Asymptotic Bayes Optimality for Sparse Count Data
Sayantan Paul, Arijit Chakrabarti
TL;DR
The paper addresses simultaneous testing of whether Poisson means $\theta_i$ are near zero or large in highly high-dimensional, quasi-sparse count data, where $Y_i\sim\mathrm{Poi}(\theta_i)$. It compares a Bayes Oracle under a two-group Gamma mixture prior with decision rules based on a broad class of one-group global-local shrinkage priors, characterized by local scales $\lambda_i$ and a global parameter $\tau$, using the posterior shrinkage weight $1-\mathbb{E}(\kappa_i|Y_i,\tau)$. The authors prove that, as sparsity increases ($p\to0$) and under mild regularity, the one-group rule achieves the Bayes risk of the two-group oracle up to a multiplicative constant, with both known-sparsity and empirical Bayes variants (where $\tau$ is estimated from data) exhibiting this optimality.
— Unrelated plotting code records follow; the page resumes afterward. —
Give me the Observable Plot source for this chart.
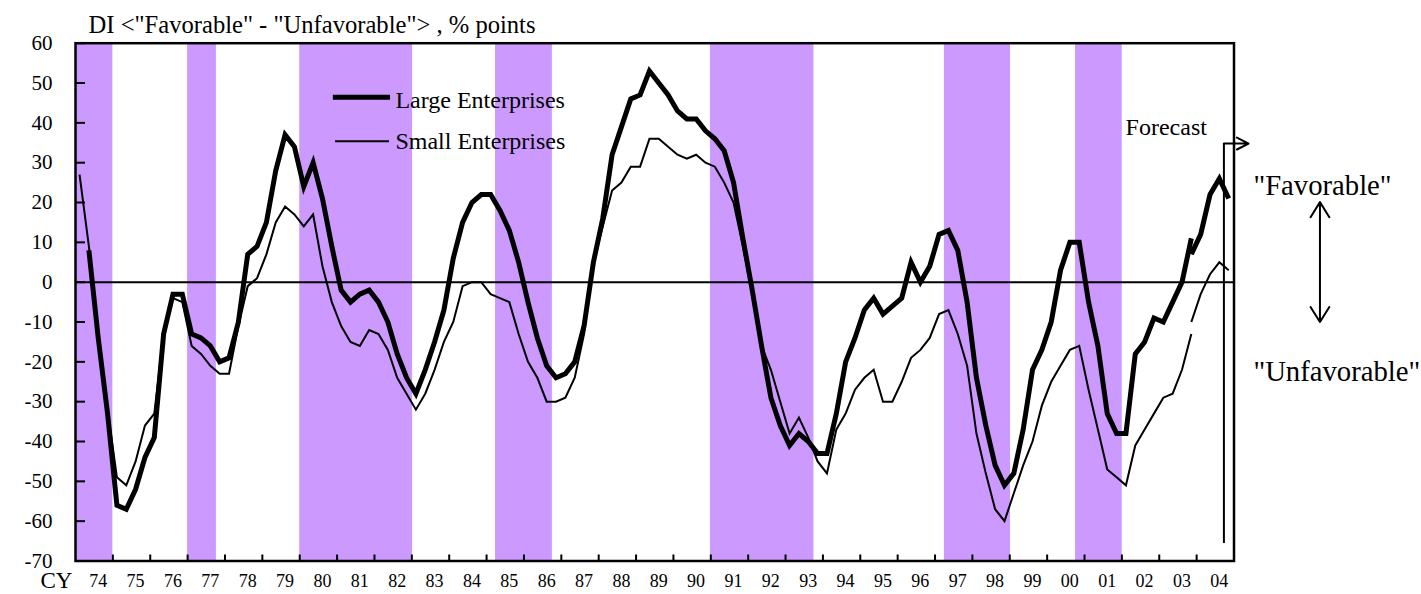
<!DOCTYPE html>
<html>
<head>
<meta charset="utf-8">
<script src="https://cdn.jsdelivr.net/npm/d3@7"></script>
<script src="https://cdn.jsdelivr.net/npm/@observablehq/plot@0.6"></script>
<style>
  html, body { margin: 0; padding: 0; background: #fff; }
  #chart svg { display: block; }
</style>
</head>
<body>
<div id="chart"></div>
<script>
// ---------------- data ----------------
// Quarterly survey values (Feb/May/Aug/Nov), 1974Q1 .. 2003Q4, old survey basis
const largeOld = [
  null, 8, -14, -33,      // 1974
  -56, -57, -52, -44,     // 1975
  -39, -13, -3, -3,       // 1976
  -13, -14, -16, -20,     // 1977
  -19, -10, 7, 9,         // 1978
  15, 28, 37, 34,         // 1979
  24, 30, 21, 9,          // 1980
  -2, -5, -3, -2,         // 1981
  -5, -10, -18, -24,      // 1982
  -28, -22, -15, -7,      // 1983
  6, 15, 20, 22,          // 1984
  22, 18, 13, 5,          // 1985
  -5, -14, -21, -24,      // 1986
  -23, -20, -11, 5,       // 1987
  16, 32, 39, 46,         // 1988
  47, 53, 50, 47,         // 1989
  43, 41, 41, 38,         // 1990
  36, 33, 25, 11,         // 1991
  -2, -16, -29, -36,      // 1992
  -41, -38, -40, -43,     // 1993
  -43, -33, -20, -14,     // 1994
  -7, -4, -8, -6,         // 1995
  -4, 5, 0, 4,            // 1996
  12, 13, 8, -5,          // 1997
  -24, -36, -46, -51,     // 1998
  -48, -37, -22, -17,     // 1999
  -10, 3, 10, 10,         // 2000
  -5, -16, -33, -38,      // 2001
  -38, -18, -15, -9,      // 2002
  -10, -5, 0, 11          // 2003
];
const smallOld = [
  27, 9, -14, -32,        // 1974
  -49, -51, -45, -36,     // 1975
  -33, -13, -4, -5,       // 1976
  -16, -18, -21, -23,     // 1977
  -23, -11, -1, 1,        // 1978
  7, 15, 19, 17,          // 1979
  14, 17, 4, -5,          // 1980
  -11, -15, -16, -12,     // 1981
  -13, -17, -24, -28,     // 1982
  -32, -28, -22, -15,     // 1983
  -10, -1, 0, 0,          // 1984
  -3, -4, -5, -13,        // 1985
  -20, -24, -30, -30,     // 1986
  -29, -24, -13, 5,       // 1987
  14, 23, 25, 29,         // 1988
  29, 36, 36, 34,         // 1989
  32, 31, 32, 30,         // 1990
  29, 25, 20, 9,          // 1991
  -3, -16, -22, -30,      // 1992
  -38, -34, -39, -45,     // 1993
  -48, -37, -33, -27,     // 1994
  -24, -22, -30, -30,     // 1995
  -25, -19, -17, -14,     // 1996
  -8, -7, -13, -21,       // 1997
  -38, -48, -57, -60,     // 1998
  -53, -46, -40, -31,     // 1999
  -25, -21, -17, -16,     // 2000
  -27, -37, -47, -49,     // 2001
  -51, -41, -37, -33,     // 2002
  -29, -28, -22, -13      // 2003
];
// New survey basis, 2003Q4 .. 2004Q4 (last value = forecast)
const largeNew = [7, 12, 22, 26, 21];
const smallNew = [-10, -3, 2, 5, 3];
const newStartIndex = 119;

// Recession periods (shaded), in years
const recessionStart = [1974.0, 1977.0, 1980.0, 1985.24, 1990.99, 1997.25, 2000.76];
const recessionEnd   = [1975.0, 1977.77, 1983.02, 1986.76, 1993.76, 1999.02, 2002.01];

const yTicks = d3.range(-70, 61, 10);
const tickYears = d3.range(1975, 2005);
const labelYears = d3.range(1974, 2005);

const seriesNames = ["Large Enterprises", "Small Enterprises"];
const titleText = 'DI <"Favorable" - "Unfavorable"> , % points';
const forecastText = "Forecast";
const favText = '"Favorable"';
const unfavText = '"Unfavorable"';

// ---------------- layout ----------------
const W = 1421, H = 594;
const mL = 75, mR = 187.5, mT = 42.7, mB = 33.5;
const frameW = W - mL - mR, frameH = H - mT - mB;
const FONT = "Liberation Serif, Times New Roman, serif";

// survey month position inside each quarter (Feb/May/Aug/Nov)
const qx = i => 1974 + i / 4 + 1.3 / 12;

const largeOldData = largeOld.map((v, i) => ({x: qx(i), y: v}));
const smallOldData = smallOld.map((v, i) => ({x: qx(i), y: v}));
const largeNewData = largeNew.map((v, k) => ({x: qx(newStartIndex + k), y: v}));
const smallNewData = smallNew.map((v, k) => ({x: qx(newStartIndex + k), y: v}));
const bands = recessionStart.map((s, k) => ({x1: s, x2: recessionEnd[k]}));

// annotation anchors (data units)
const forecastX = 2004.73, forecastTop = 34.8, forecastBottom = -65.6, forecastArrowEnd = 2005.39;
const dblArrowX = 2007.3;

const lineStyle = {stroke: "black", strokeLinejoin: "miter", strokeMiterlimit: 4, strokeLinecap: "butt"};

const chart = Plot.plot({
  width: W, height: H,
  marginLeft: mL, marginRight: mR, marginTop: mT, marginBottom: mB,
  style: {fontFamily: FONT, background: "white", overflow: "visible", color: "black"},
  x: {domain: [1974, 2005], axis: null},
  y: {domain: [-70, 60], axis: null},
  marks: [
    Plot.rect(bands, {x1: "x1", x2: "x2", y1: -70, y2: 60, fill: "#cc99ff"}),
    Plot.ruleY([0], {stroke: "black", strokeWidth: 2}),
    Plot.line(smallOldData, {x: "x", y: "y", ...lineStyle, strokeWidth: 2}),
    Plot.line(smallNewData, {x: "x", y: "y", ...lineStyle, strokeWidth: 2}),
    Plot.line(largeOldData, {x: "x", y: "y", ...lineStyle, strokeWidth: 5}),
    Plot.line(largeNewData, {x: "x", y: "y", ...lineStyle, strokeWidth: 5}),
    // frame & ticks
    Plot.frame({stroke: "black", strokeWidth: 2.5}),
    Plot.tickY(yTicks, {y: d => d, insetRight: frameW - 10, stroke: "black", strokeWidth: 2}),
    Plot.tickX(tickYears, {x: d => d, insetTop: frameH - 6, stroke: "black", strokeWidth: 2}),
    // axis labels
    Plot.text(yTicks, {y: d => d, text: d => String(d), frameAnchor: "left", dx: -23, textAnchor: "end",
      fontSize: 21, fontFamily: FONT, fill: "black", ariaLabel: "y-labels"}),
    Plot.text(labelYears, {x: d => d + 0.5, text: d => String(d % 100).padStart(2, "0"), frameAnchor: "bottom",
      dy: 25.7, dx: 4, fontSize: 18, fontFamily: FONT, fill: "black", ariaLabel: "x-labels"}),
    Plot.text(["CY"], {frameAnchor: "bottom-left", dx: -35, dy: 27, textAnchor: "start",
      fontSize: 23, fontFamily: FONT, fill: "black"}),
    // title
    Plot.text([titleText], {x: 1974.35, y: 64.5, textAnchor: "start", fontSize: 24.6, fontFamily: FONT, fill: "black"}),
    // legend
    Plot.ruleY([46.45], {x1: 1980.90, x2: 1982.43, stroke: "black", strokeWidth: 5}),
    Plot.ruleY([35.4], {x1: 1980.96, x2: 1982.40, stroke: "black", strokeWidth: 2}),
    Plot.text([seriesNames[0]], {x: 1982.56, y: 45.7, textAnchor: "start", fontSize: 24, fontFamily: FONT, fill: "black"}),
    Plot.text([seriesNames[1]], {x: 1982.56, y: 35.25, textAnchor: "start", fontSize: 24, fontFamily: FONT, fill: "black"}),
    // forecast marker
    Plot.text([forecastText], {x: 2002.10, y: 39.0, textAnchor: "start", fontSize: 24, fontFamily: FONT, fill: "black"}),
    Plot.ruleX([forecastX], {y1: forecastBottom, y2: forecastTop, stroke: "black", strokeWidth: 2}),
    Plot.arrow([0], {x1: forecastX - 0.6, x2: forecastArrowEnd, y1: forecastTop, y2: forecastTop,
      insetStart: 0.6 * frameW / 31, headLength: 9.8, headAngle: 54, stroke: "black", strokeWidth: 2}),
    // favorable / unfavorable
    Plot.text([favText], {x: 2005.52, y: 24.3, textAnchor: "start", fontSize: 28.7, fontFamily: FONT, fill: "black"}),
    Plot.text([unfavText], {x: 2005.52, y: -22.4, textAnchor: "start", fontSize: 28.7, fontFamily: FONT, fill: "black"}),
    Plot.arrow([0], {x1: dblArrowX, x2: dblArrowX, y1: 5, y2: 20.1, headLength: 13.3, headAngle: 64, stroke: "black", strokeWidth: 2}),
    Plot.arrow([0], {x1: dblArrowX, x2: dblArrowX, y1: 5, y2: -10.0, headLength: 13.3, headAngle: 64, stroke: "black", strokeWidth: 2})
  ]
});

document.getElementById("chart").append(chart);

// horizontally stretch/compress tick labels to match the reference glyph widths
function stretch(label, factor) {
  chart.querySelectorAll(`g[aria-label="${label}"] text`).forEach(t => {
    const w = t.getComputedTextLength();
    t.setAttribute("textLength", (w * factor).toFixed(2));
    t.setAttribute("lengthAdjust", "spacingAndGlyphs");
  });
}
stretch("y-labels", 1.33);
stretch("x-labels", 0.89);
</script>
</body>
</html>
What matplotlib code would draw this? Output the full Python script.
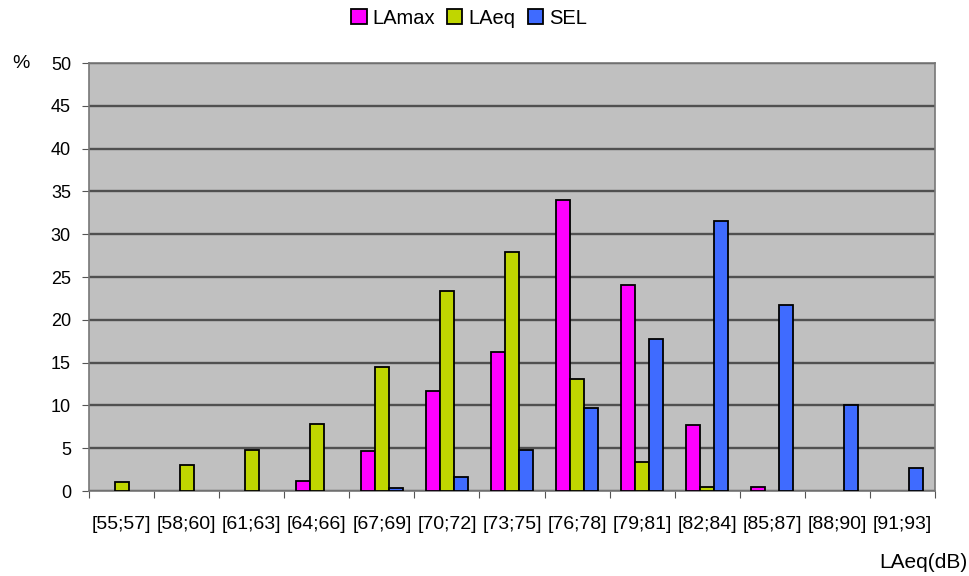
import matplotlib
matplotlib.use("Agg")
import matplotlib.pyplot as plt
import numpy as np

categories = ["[55;57]", "[58;60]", "[61;63]", "[64;66]", "[67;69]", "[70;72]", "[73;75]",
              "[76;78]", "[79;81]", "[82;84]", "[85;87]", "[88;90]", "[91;93]"]
lamax = [0, 0, 0, 1.2, 4.7, 11.7, 16.2, 34.0, 24.1, 7.7, 0.5, 0, 0]
laeq = [1.1, 3.0, 4.8, 7.8, 14.5, 23.4, 27.9, 13.1, 3.4, 0.5, 0, 0, 0]
sel = [0, 0, 0, 0, 0.4, 1.6, 4.8, 9.7, 17.7, 31.6, 21.7, 10.0, 2.7]
series_names = ["LAmax", "LAeq", "SEL"]
colors = ["#FF00FF", "#C0D600", "#3F6BFF"]
yticks = list(range(0, 51, 5))

plt.rcParams['font.family'] = ['Liberation Sans', 'DejaVu Sans']

fig = plt.figure(figsize=(9.7, 5.76), dpi=100)
ax = fig.add_axes([89/970, 85/576, (935-89)/970, (491-63)/576])
ax.set_facecolor("#C0C0C0")

x = np.arange(len(categories))
w = 0.215
for i, (vals, name, c) in enumerate(zip([lamax, laeq, sel], series_names, colors)):
    lw = [1.3 if v > 0 else 0 for v in vals]
    ax.bar(x + (i - 1) * w, vals, width=w, color=c, edgecolor="black", linewidth=lw,
           label=name, zorder=3)

ax.set_xlim(-0.5, len(categories) - 0.5)
ax.set_ylim(0, 50)
ax.set_yticks(yticks)
ax.set_yticklabels([str(v) for v in yticks], fontsize=13)
ax.yaxis.grid(True, color="#505050", linewidth=1.7, zorder=1)
ax.set_axisbelow(True)

ax.set_xticks(np.arange(len(categories) + 1) - 0.5, minor=False)
ax.set_xticklabels([])
ax.set_xticks(x, minor=True)
ax.set_xticklabels(categories, minor=True, fontsize=14)
ax.tick_params(axis="x", which="minor", length=0, pad=18)
ax.tick_params(axis="x", which="major", length=5, color="#555555")
ax.tick_params(axis="y", length=5, color="#555555", pad=8)

for s in ax.spines.values():
    s.set_color("#777777")
    s.set_linewidth(1.2)

fig.text(12/970, 1 - 63/576, "%", fontsize=14, ha="left", va="center")
fig.text(968/970, 1 - 563/576, "LAeq(dB)", fontsize=15, ha="right", va="center")

handles, labels = ax.get_legend_handles_labels()
leg = fig.legend(handles, labels, loc="center", bbox_to_anchor=(469/970, 1 - 18/576), ncol=3,
                 frameon=False, fontsize=14.5, handlelength=0.75, handleheight=0.75,
                 handletextpad=0.3, columnspacing=0.6)
for h in leg.legend_handles:
    h.set_linewidth(1.3)
    h.set_edgecolor("black")

fig.savefig("out.png", dpi=100)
They also establish posterior concentration inequalities and derive finite-sample bounds on Type I and II errors, supported by simulation studies and a real-data analysis on terrorism counts. The results substantiate using global-local priors as practical, near-optimal alternatives to two-group models for sparse count problems and offer a path for robust, scalable decision-theoretic inference in non-Gaussian settings.
Abstract
Consider a situation of analyzing high-dimensional count data containing an excess of near-zero counts with a small number of moderate or large counts. Assuming that the observations are modeled by a Poisson distribution, we are interested in simultaneous testing of whether the mean of the $i^{\text{th}}$ observation is small or large. In this work, we study some optimal properties (in terms of Bayes risk) of multiple-testing rules when the mean parameter is modeled by both two-group and a general class of one-group shrinkage priors, proposed by Polson and Scott (2010). Here, first, we model each mean by a two-group prior, and under additive $0-1$ loss function, obtain an expression for the optimal Bayes risk under some assumption similar in the spirit of Bogdan et al. (2011). Next, assuming that the observations are truly generated from a two-group mixture model and modelling each mean parameter by the broad class of one-group priors, we study the Bayes risk induced by our chosen class of priors. We have been able to show that, when the underlying level of sparsity is known, under some proposed assumptions, the Bayes risk corresponding to our broad class of priors attains the optimal Bayes risk, upto a multiplicative constant. When this sparsity pattern is unknown, motivated by Yano et al. (2021), we use an empirical Bayes estimate of the global shrinkage parameter. In this case, also, we show that the modified decision rule attains the optimal Bayes risk, upto a multiplicative constant. In this way, as an alternative solution for two-group prior, we propose a broad class of global-local priors having similar optimal properties in terms of Bayes risk for quasi-sparse count data. Finally, the theoretical results are verified using simulation studies followed by a real data analysis.